Figure scripts

>> start

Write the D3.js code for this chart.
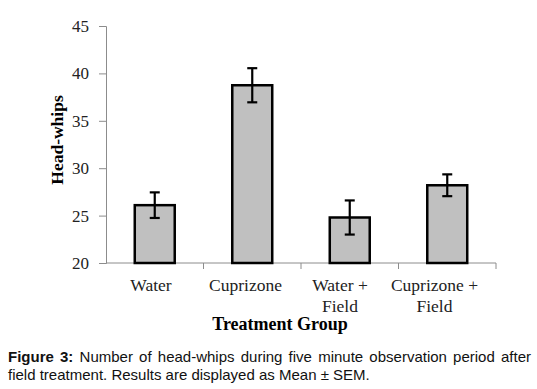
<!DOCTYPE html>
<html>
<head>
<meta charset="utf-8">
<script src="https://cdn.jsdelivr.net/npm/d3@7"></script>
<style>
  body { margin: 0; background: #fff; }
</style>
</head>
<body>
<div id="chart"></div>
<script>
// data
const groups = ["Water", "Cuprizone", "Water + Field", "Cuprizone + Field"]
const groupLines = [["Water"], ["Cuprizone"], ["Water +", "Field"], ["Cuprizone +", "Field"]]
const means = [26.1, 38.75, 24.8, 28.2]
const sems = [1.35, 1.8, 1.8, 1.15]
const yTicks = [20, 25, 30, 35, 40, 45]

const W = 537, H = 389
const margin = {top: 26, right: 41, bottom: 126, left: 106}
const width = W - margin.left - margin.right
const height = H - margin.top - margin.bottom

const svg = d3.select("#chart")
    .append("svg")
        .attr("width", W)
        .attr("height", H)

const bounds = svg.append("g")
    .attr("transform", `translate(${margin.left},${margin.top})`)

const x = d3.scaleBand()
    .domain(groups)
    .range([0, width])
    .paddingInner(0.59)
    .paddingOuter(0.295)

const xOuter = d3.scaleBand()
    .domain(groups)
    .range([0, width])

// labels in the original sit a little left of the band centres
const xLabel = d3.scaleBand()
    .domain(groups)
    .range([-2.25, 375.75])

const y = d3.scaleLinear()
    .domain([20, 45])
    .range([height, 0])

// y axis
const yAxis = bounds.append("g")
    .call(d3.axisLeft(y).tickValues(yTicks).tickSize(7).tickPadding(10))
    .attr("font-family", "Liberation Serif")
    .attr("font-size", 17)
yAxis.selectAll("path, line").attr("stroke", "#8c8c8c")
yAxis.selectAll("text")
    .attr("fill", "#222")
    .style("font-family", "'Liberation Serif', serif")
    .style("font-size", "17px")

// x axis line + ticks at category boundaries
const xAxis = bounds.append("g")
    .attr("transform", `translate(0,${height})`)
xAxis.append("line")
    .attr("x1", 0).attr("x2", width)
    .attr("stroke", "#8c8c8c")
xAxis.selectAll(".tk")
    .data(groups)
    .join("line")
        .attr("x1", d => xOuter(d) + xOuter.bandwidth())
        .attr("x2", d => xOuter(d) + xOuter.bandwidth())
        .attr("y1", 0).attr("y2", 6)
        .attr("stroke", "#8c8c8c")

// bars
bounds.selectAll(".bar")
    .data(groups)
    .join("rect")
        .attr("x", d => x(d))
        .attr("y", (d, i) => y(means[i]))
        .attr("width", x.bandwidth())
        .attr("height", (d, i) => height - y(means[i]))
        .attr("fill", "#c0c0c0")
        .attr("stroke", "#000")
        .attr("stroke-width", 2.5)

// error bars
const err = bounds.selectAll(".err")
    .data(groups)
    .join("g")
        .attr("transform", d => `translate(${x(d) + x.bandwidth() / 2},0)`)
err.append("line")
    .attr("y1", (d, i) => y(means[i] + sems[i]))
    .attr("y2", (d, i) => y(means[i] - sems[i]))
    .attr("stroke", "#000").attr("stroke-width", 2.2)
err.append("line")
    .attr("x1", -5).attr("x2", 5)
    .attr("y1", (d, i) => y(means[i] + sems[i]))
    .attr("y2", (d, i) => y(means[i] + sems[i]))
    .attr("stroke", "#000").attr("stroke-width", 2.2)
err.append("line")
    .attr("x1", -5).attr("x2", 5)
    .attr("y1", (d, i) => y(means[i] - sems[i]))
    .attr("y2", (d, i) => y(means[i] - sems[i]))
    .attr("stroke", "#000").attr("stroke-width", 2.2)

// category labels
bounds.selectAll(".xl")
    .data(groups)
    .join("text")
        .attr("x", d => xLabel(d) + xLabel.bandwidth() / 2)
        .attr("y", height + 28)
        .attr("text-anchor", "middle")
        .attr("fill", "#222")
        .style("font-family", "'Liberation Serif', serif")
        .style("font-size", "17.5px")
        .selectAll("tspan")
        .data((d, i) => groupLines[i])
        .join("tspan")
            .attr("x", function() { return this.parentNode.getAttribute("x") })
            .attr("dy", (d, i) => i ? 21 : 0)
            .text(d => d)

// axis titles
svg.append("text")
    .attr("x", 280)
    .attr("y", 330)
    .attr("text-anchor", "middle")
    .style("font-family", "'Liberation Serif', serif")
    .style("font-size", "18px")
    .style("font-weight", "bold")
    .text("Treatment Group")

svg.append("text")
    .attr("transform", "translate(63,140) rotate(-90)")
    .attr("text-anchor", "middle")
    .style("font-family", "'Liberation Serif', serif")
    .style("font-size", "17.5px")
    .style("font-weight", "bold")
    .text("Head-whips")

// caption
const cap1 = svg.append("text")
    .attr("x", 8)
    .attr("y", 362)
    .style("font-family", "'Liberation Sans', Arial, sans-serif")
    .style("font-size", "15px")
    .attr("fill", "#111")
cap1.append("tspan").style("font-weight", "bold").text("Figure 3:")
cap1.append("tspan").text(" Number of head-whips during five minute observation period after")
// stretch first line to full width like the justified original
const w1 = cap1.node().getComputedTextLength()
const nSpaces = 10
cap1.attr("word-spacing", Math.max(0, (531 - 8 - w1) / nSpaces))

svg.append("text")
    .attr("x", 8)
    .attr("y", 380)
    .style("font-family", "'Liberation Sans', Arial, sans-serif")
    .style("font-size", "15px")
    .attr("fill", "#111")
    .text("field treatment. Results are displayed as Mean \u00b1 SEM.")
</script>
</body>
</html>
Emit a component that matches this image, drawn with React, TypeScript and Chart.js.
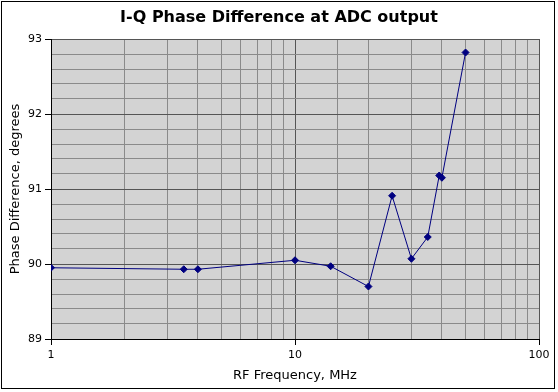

>> end

Written task => Every line above should be repeated exactly; pictures stay out of the copy.

Solution to the problem =>
Write the D3.js code for this chart.
<!DOCTYPE html>
<html>
<head>
<meta charset="utf-8">
<script src="https://cdn.jsdelivr.net/npm/d3@7"></script>
<style>
  body { margin: 0; background: #fff; }
</style>
</head>
<body>
<div id="chart"></div>
<script>
// data
const groups = ["Water", "Cuprizone", "Water + Field", "Cuprizone + Field"]
const groupLines = [["Water"], ["Cuprizone"], ["Water +", "Field"], ["Cuprizone +", "Field"]]
const means = [26.1, 38.75, 24.8, 28.2]
const sems = [1.35, 1.8, 1.8, 1.15]
const yTicks = [20, 25, 30, 35, 40, 45]

const W = 537, H = 389
const margin = {top: 26, right: 41, bottom: 126, left: 106}
const width = W - margin.left - margin.right
const height = H - margin.top - margin.bottom

const svg = d3.select("#chart")
    .append("svg")
        .attr("width", W)
        .attr("height", H)

const bounds = svg.append("g")
    .attr("transform", `translate(${margin.left},${margin.top})`)

const x = d3.scaleBand()
    .domain(groups)
    .range([0, width])
    .paddingInner(0.59)
    .paddingOuter(0.295)

const xOuter = d3.scaleBand()
    .domain(groups)
    .range([0, width])

// labels in the original sit a little left of the band centres
const xLabel = d3.scaleBand()
    .domain(groups)
    .range([-2.25, 375.75])

const y = d3.scaleLinear()
    .domain([20, 45])
    .range([height, 0])

// y axis
const yAxis = bounds.append("g")
    .call(d3.axisLeft(y).tickValues(yTicks).tickSize(7).tickPadding(10))
    .attr("font-family", "Liberation Serif")
    .attr("font-size", 17)
yAxis.selectAll("path, line").attr("stroke", "#8c8c8c")
yAxis.selectAll("text")
    .attr("fill", "#222")
    .style("font-family", "'Liberation Serif', serif")
    .style("font-size", "17px")

// x axis line + ticks at category boundaries
const xAxis = bounds.append("g")
    .attr("transform", `translate(0,${height})`)
xAxis.append("line")
    .attr("x1", 0).attr("x2", width)
    .attr("stroke", "#8c8c8c")
xAxis.selectAll(".tk")
    .data(groups)
    .join("line")
        .attr("x1", d => xOuter(d) + xOuter.bandwidth())
        .attr("x2", d => xOuter(d) + xOuter.bandwidth())
        .attr("y1", 0).attr("y2", 6)
        .attr("stroke", "#8c8c8c")

// bars
bounds.selectAll(".bar")
    .data(groups)
    .join("rect")
        .attr("x", d => x(d))
        .attr("y", (d, i) => y(means[i]))
        .attr("width", x.bandwidth())
        .attr("height", (d, i) => height - y(means[i]))
        .attr("fill", "#c0c0c0")
        .attr("stroke", "#000")
        .attr("stroke-width", 2.5)

// error bars
const err = bounds.selectAll(".err")
    .data(groups)
    .join("g")
        .attr("transform", d => `translate(${x(d) + x.bandwidth() / 2},0)`)
err.append("line")
    .attr("y1", (d, i) => y(means[i] + sems[i]))
    .attr("y2", (d, i) => y(means[i] - sems[i]))
    .attr("stroke", "#000").attr("stroke-width", 2.2)
err.append("line")
    .attr("x1", -5).attr("x2", 5)
    .attr("y1", (d, i) => y(means[i] + sems[i]))
    .attr("y2", (d, i) => y(means[i] + sems[i]))
    .attr("stroke", "#000").attr("stroke-width", 2.2)
err.append("line")
    .attr("x1", -5).attr("x2", 5)
    .attr("y1", (d, i) => y(means[i] - sems[i]))
    .attr("y2", (d, i) => y(means[i] - sems[i]))
    .attr("stroke", "#000").attr("stroke-width", 2.2)

// category labels
bounds.selectAll(".xl")
    .data(groups)
    .join("text")
        .attr("x", d => xLabel(d) + xLabel.bandwidth() / 2)
        .attr("y", height + 28)
        .attr("text-anchor", "middle")
        .attr("fill", "#222")
        .style("font-family", "'Liberation Serif', serif")
        .style("font-size", "17.5px")
        .selectAll("tspan")
        .data((d, i) => groupLines[i])
        .join("tspan")
            .attr("x", function() { return this.parentNode.getAttribute("x") })
            .attr("dy", (d, i) => i ? 21 : 0)
            .text(d => d)

// axis titles
svg.append("text")
    .attr("x", 280)
    .attr("y", 330)
    .attr("text-anchor", "middle")
    .style("font-family", "'Liberation Serif', serif")
    .style("font-size", "18px")
    .style("font-weight", "bold")
    .text("Treatment Group")

svg.append("text")
    .attr("transform", "translate(63,140) rotate(-90)")
    .attr("text-anchor", "middle")
    .style("font-family", "'Liberation Serif', serif")
    .style("font-size", "17.5px")
    .style("font-weight", "bold")
    .text("Head-whips")

// caption
const cap1 = svg.append("text")
    .attr("x", 8)
    .attr("y", 362)
    .style("font-family", "'Liberation Sans', Arial, sans-serif")
    .style("font-size", "15px")
    .attr("fill", "#111")
cap1.append("tspan").style("font-weight", "bold").text("Figure 3:")
cap1.append("tspan").text(" Number of head-whips during five minute observation period after")
// stretch first line to full width like the justified original
const w1 = cap1.node().getComputedTextLength()
const nSpaces = 10
cap1.attr("word-spacing", Math.max(0, (531 - 8 - w1) / nSpaces))

svg.append("text")
    .attr("x", 8)
    .attr("y", 380)
    .style("font-family", "'Liberation Sans', Arial, sans-serif")
    .style("font-size", "15px")
    .attr("fill", "#111")
    .text("field treatment. Results are displayed as Mean \u00b1 SEM.")
</script>
</body>
</html>
Emit a component that matches this image, drawn with React, TypeScript and Chart.js.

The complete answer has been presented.